Fact is, at one time their bladders were filled with bile and affected me deeply. At one time I was wounded, asking myself what had I done and how could I fix it. Absorbing their discontent merely because it was aimed at me. Now when I remember those times, I’ll be reminded of Winston’s empty bladder and how happily he trotted off to find another spot. And as the round buds of the peonies burst into blooms, laughter will heal the tender places within my heart.

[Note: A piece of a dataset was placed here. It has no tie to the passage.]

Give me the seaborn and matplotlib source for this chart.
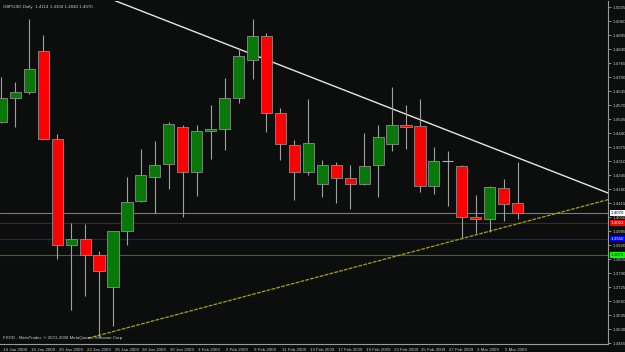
import matplotlib
matplotlib.use("Agg")
import matplotlib.pyplot as plt
import matplotlib.transforms as mtransforms
import numpy as np
import pandas as pd
import seaborn as sns

# ---- data -------------------------------------------------------------
dates = ["14 Jan", "15 Jan", "16 Jan", "19 Jan", "20 Jan", "21 Jan", "22 Jan", "23 Jan",
         "26 Jan", "27 Jan", "28 Jan", "29 Jan", "30 Jan", "2 Feb", "3 Feb", "4 Feb",
         "5 Feb", "6 Feb", "9 Feb", "10 Feb", "11 Feb", "12 Feb", "13 Feb", "16 Feb",
         "17 Feb", "18 Feb", "19 Feb", "20 Feb", "23 Feb", "24 Feb", "25 Feb", "26 Feb",
         "27 Feb", "2 Mar", "3 Mar", "4 Mar", "5 Mar", "6 Mar"]
opens = [1.4490, 1.4601, 1.4630, 1.4822, 1.4413, 1.3920, 1.3948, 1.3872, 1.3724, 1.3985,
         1.4123, 1.4234, 1.4295, 1.4466, 1.4258, 1.4448, 1.4459, 1.4601, 1.4778, 1.4889,
         1.4533, 1.4386, 1.4260, 1.4203, 1.4290, 1.4230, 1.4203, 1.4290, 1.4390, 1.4476,
         1.4472, 1.4194, 1.4309, 1.4287, 1.4049, 1.4042, 1.4185, 1.4114]
highs = [1.4701, 1.4675, 1.4969, 1.4895, 1.4434, 1.4021, 1.4017, 1.3892, 1.3986, 1.4234,
         1.4367, 1.4403, 1.4491, 1.4476, 1.4476, 1.4569, 1.4694, 1.4833, 1.4969, 1.4906,
         1.4557, 1.4407, 1.4596, 1.4315, 1.4305, 1.4291, 1.4439, 1.4476, 1.4652, 1.4569,
         1.4596, 1.4376, 1.4356, 1.4293, 1.4152, 1.4195, 1.4225, 1.4304]
lows = [1.4485, 1.4466, 1.4621, 1.4410, 1.3856, 1.3618, 1.3683, 1.3493, 1.3544, 1.3920,
        1.4120, 1.4067, 1.4181, 1.4049, 1.4148, 1.4318, 1.4361, 1.4581, 1.4692, 1.4446,
        1.4315, 1.4129, 1.4245, 1.4144, 1.4116, 1.4086, 1.4200, 1.4144, 1.4358, 1.4367,
        1.4167, 1.4157, 1.4102, 1.3951, 1.3977, 1.3982, 1.4031, 1.4040]
closes = [1.4601, 1.4629, 1.4736, 1.4412, 1.3920, 1.3949, 1.3872, 1.3801, 1.3986, 1.4121,
          1.4244, 1.4291, 1.4482, 1.4258, 1.4451, 1.4460, 1.4601, 1.4796, 1.4889, 1.4533,
          1.4388, 1.4258, 1.4392, 1.4290, 1.4232, 1.4205, 1.4287, 1.4420, 1.4479, 1.4469,
          1.4194, 1.4309, 1.4309, 1.4049, 1.4042, 1.4188, 1.4110, 1.4070]

date_labels = ["14 Jan 2009", "16 Jan 2009", "20 Jan 2009", "22 Jan 2009", "26 Jan 2009",
               "28 Jan 2009", "30 Jan 2009", "3 Feb 2009", "5 Feb 2009", "9 Feb 2009",
               "11 Feb 2009", "13 Feb 2009", "17 Feb 2009", "19 Feb 2009", "23 Feb 2009",
               "25 Feb 2009", "27 Feb 2009", "3 Mar 2009", "5 Mar 2009"]
price_ticks = [1.3465, 1.3530, 1.3595, 1.3660, 1.3725, 1.3790, 1.3855, 1.3920, 1.3985,
               1.4050, 1.4115, 1.4180, 1.4245, 1.4310, 1.4375, 1.4440, 1.4505, 1.4570,
               1.4635, 1.4700, 1.4765, 1.4830, 1.4895, 1.4960, 1.5025]

# trend lines (bar index, price)
down_x = [8.0, 43.5]
down_y = [1.5058, 1.4161]
up_x = [6.2, 43.5]
up_y = [1.3487, 1.4131]

# horizontal levels
level_close = 1.4070
level_red = 1.4023
level_blue = 1.3950
level_green = 1.3875

title_text = "GBPUSD,Daily  1.4114 1.4304 1.4040 1.4070"
footer_text = "FXDD - MetaTrader, \u00a9 2001-2008 MetaQuotes Software Corp."

# ---- figure -------------------------------------------------------------
sns.set_theme(style="dark")
plt.rcParams["font.family"] = ["Liberation Sans", "DejaVu Sans"]

BG = "#0c0e0e"
FG = "#c8c8c8"
AX = "#9a9a9a"
FS = 3.2

fig = plt.figure(figsize=(6.25, 3.52), dpi=100, facecolor=BG)
ax = fig.add_axes([0.0, 8 / 352, 608 / 625, 343 / 352])
ax.set_facecolor(BG)

df = pd.DataFrame({"i": np.arange(len(dates)), "open": opens, "high": highs,
                   "low": lows, "close": closes})
df["bull"] = df["close"] >= df["open"]

# horizontal lines
ax.axhline(level_close, color="#7a7a7a", lw=0.8, zorder=1)
ax.axhline(level_red, color="#9a0000", lw=0.8, zorder=1)
ax.axhline(level_blue, color="#1414d0", lw=0.8, zorder=1)
ax.axhline(level_green, color="#009000", lw=0.8, zorder=1)

# trend lines
sns.lineplot(x=down_x, y=down_y, ax=ax, color="#e6e6e6", lw=1.0, zorder=2, estimator=None)
sns.lineplot(x=up_x, y=up_y, ax=ax, color="#a6a600", lw=0.9, zorder=2, estimator=None,
             linestyle=(0, (3, 1)))

# wicks
ax.vlines(df["i"], df["low"], df["high"], color="#a0a0a0", lw=0.8, zorder=3)

# bodies
w = 0.8
for _, r in df.iterrows():
    lo = min(r["open"], r["close"])
    h = abs(r["close"] - r["open"])
    if h < 1e-6:
        ax.hlines(r["open"], r["i"] - w / 2, r["i"] + w / 2, color="#b0b0b0", lw=0.8, zorder=4)
        continue
    fc = "#087808" if r["bull"] else "#ff0000"
    ax.bar(r["i"], h, bottom=lo, width=w, color=fc, edgecolor="#8c8c8c", lw=0.6, zorder=4)

ax.set_xlim(-0.1, 43.48)
ax.set_ylim(1.34604, 1.50529)

# axes styling
for s in ["left", "top"]:
    ax.spines[s].set_visible(False)
for s in ["right", "bottom"]:
    ax.spines[s].set_color(AX)
    ax.spines[s].set_linewidth(0.8)
ax.grid(False)

ax.yaxis.tick_right()
ax.set_yticks(price_ticks)
ax.set_yticklabels([f"{p:.4f}" for p in price_ticks])
ax.tick_params(axis="y", colors=AX, labelcolor=FG, labelsize=FS, length=2, width=0.6, pad=1)

ax.set_xticks(np.arange(0, 38, 2))
ax.set_xticklabels(date_labels, ha="left")
ax.tick_params(axis="x", colors=AX, labelcolor=FG, labelsize=FS, length=2, width=0.6, pad=0.8)
for lbl in ax.get_xticklabels():
    lbl.set_horizontalalignment("left")
    lbl.set_transform(lbl.get_transform() + mtransforms.ScaledTranslation(1.5 / 100, 0, fig.dpi_scale_trans))
ax.set_xlabel("")
ax.set_ylabel("")

# price boxes
tr = mtransforms.blended_transform_factory(ax.transAxes, ax.transData)
boxes = [(level_close, "#ffffff", "#000000", "1.4070"),
         (level_red, "#ff0000", "#ffffff", "1.4023"),
         (level_blue, "#0000ff", "#ffffff", "1.3950"),
         (level_green, "#00ff00", "#000000", "1.3875")]
for val, bc, tc, txt in boxes:
    ax.text(1.004, val, txt, transform=tr, fontsize=FS, color=tc, va="center", ha="left",
            clip_on=False, zorder=10,
            bbox=dict(boxstyle="square,pad=0.2", fc=bc, ec="none"))

# texts
ax.text(0.005, 0.988, title_text, transform=ax.transAxes, fontsize=FS, color=FG,
        va="top", ha="left")
ax.text(0.005, 0.012, footer_text, transform=ax.transAxes, fontsize=FS, color=FG,
        va="bottom", ha="left")

fig.savefig("out.png", dpi=100, facecolor=BG)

I wrote the foregoing several months ago. Since then the peonies have bloomed and died and have been mowed off until spring arrives, when they’ll start anew… However, the epiphany I had that day has made a lasting change on my tendency to obsess about failed relationships, the “what did I do wrongs” and the “how can I fix its”. None of the advice I had given myself about letting the past go had worked until the day it was mixed with a touch of humor

Now, as Winston prances along ahead of me, sniffing out his favorite places while I hold onto the end of his leash and prepare to use the pooper-scooper, I think of happy things. Like the Christmas six years ago when my children took me to the pet store to pick out a puppy after I had taken early retirement and moved into my little retirement home alone. I think of my youngest grandchildren, a three and a four-year-old, giving me a hilarious verbal list of the words Mommy and Daddy has told them never to say–“and that’s a REALLY bad word – we’re never to say that!” Once, when I didn’t hear the word because it was whispered I asked the four-year-old to repeat it. “Oh, no! I’m NEVER supposed to say that word!” I still wonder what it was.

Each day as I walk Winston I also ponder. About what’s most important in my life – love.  Not sappy sentimentality but real love.  The kind that, while it keeps me fully engaged in life, also gives me the courage to express opinions others will disagree with.  I think of many things while walking Winston,  and sometimes when we return to our cozy little house, I even write them down.